I found the transformation of Rolf Carlé from son of a Austrian psychopath to South American golden boy hard to believe. Despite the fact that the war spared him much of his father´s tyranny, he nevertheless lived through significant childhood trauma (being forced by the Russians to bury gazed Jews, witnessing the incident preceding his brother´s exile and the hanging of father). His metamorphosis into a charming and cultured young man in the New World seems inconsistent with his Old World background. Allende will probably link his desire to denounce injustice in the form of documentary film to the expression of his rage against his father´s brutality, but this seems contrived. Will Eva Luna make a similar transformation, from orphaned street urchin into articulate militant?
Allende likely based la Colonia on the German towns in the Lakes District of Chile, where you can buy Kuchen and stay in B and B´s called Kleine Salzburg written in Gothic characters.

Wednesday, January 10, 2007

The worst (literary) book I've ever read (and why).

What first comes to mind is a clearly biased history of Chile I read while in that country that stressed the 'civilizing mission' of the traditional ruling elite from the establishment of the colony to the present.
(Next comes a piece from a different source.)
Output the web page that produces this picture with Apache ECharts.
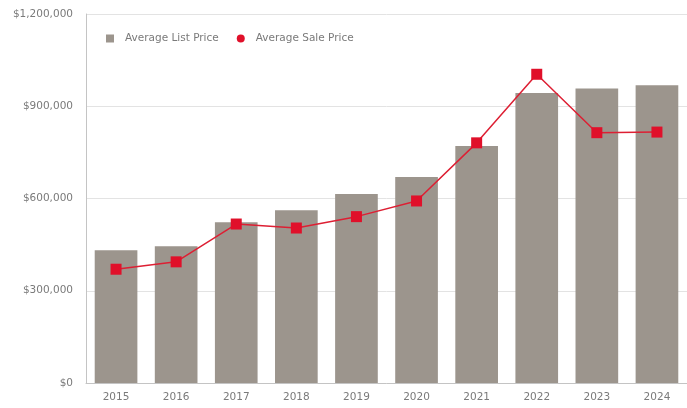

Yet I could not qualify this well-written book as bad soley on the basis of its (in my view) objectionable politics.
So perhaps being poorly written is the main criterion for bad literature. In that case a recent anthology of gay erotica I read would fit the bill. Most of its writing was amateurish and clichéd. Yet it did not intend to be anything other than titulating (which it was) and in this sense served its (non-literary) function. Another example of possibly bad literature I read is a short story an old roommate gave me to criticize. It was about a father-son fishing trip in Northern Ontario which imitated Hemingway's style to such a degree that I had a hard time taking it seriously. Yet am I justified in qualifying as bad an unpublished work by a young writer still struggling to find his voice? I have a snobish Argentine friend who considers Mario Benedetti's writing as "popular" and therefore bad. Yet I quite like him and find much of what he writes serious and well-written. I thought Kerouac's On the Road was crap when I read it, yet only last night did I discuss this beat classic with a UBC creative writing student who quoted by memory I line which, I must admit, had a certain bebop rhythmic quality and a definite coolness. I am thus hard pressed to name the worst literary work I've ever read--a right-wing history, some dirty gay fiction, a friend's attempt to emulate Papa Hemingway, "popular" prose by a well-known Uraguayan, the bible of the beats--it's all good.

Tuesday, January 9, 2007

La relación entre literatura y familia

Given that family determines self, it is no wonder that the former figures prominently in literature, which can be seen as an entreprise devoted to the understanding of the self. Reading fiction, theatre or poetry can thus function as a form of imaginative pyschotherapy in which the self is brought to light through identifaction with characters whose family life was perhaps similar to one's own. This bringing to light is especially significant when neurotic families determine disfunctional selves, since disfunctional selfhood so often plays itself out in a dynamic of repression in which the self is alientated from its authentic self. Literature can serve to bring the self back to itself. This homecoming is nevertheless incomplete since the identification of alienated selfhood with imaginative selfhood is necessarily vicarious and often only subconsciously perceived. When it is consciously perceived, it can only but provide the self with the ilumination necessary for its own emancipation. Literature can thus be seen as an instrument of freedom and as a middle term in the reconciliation of family and self.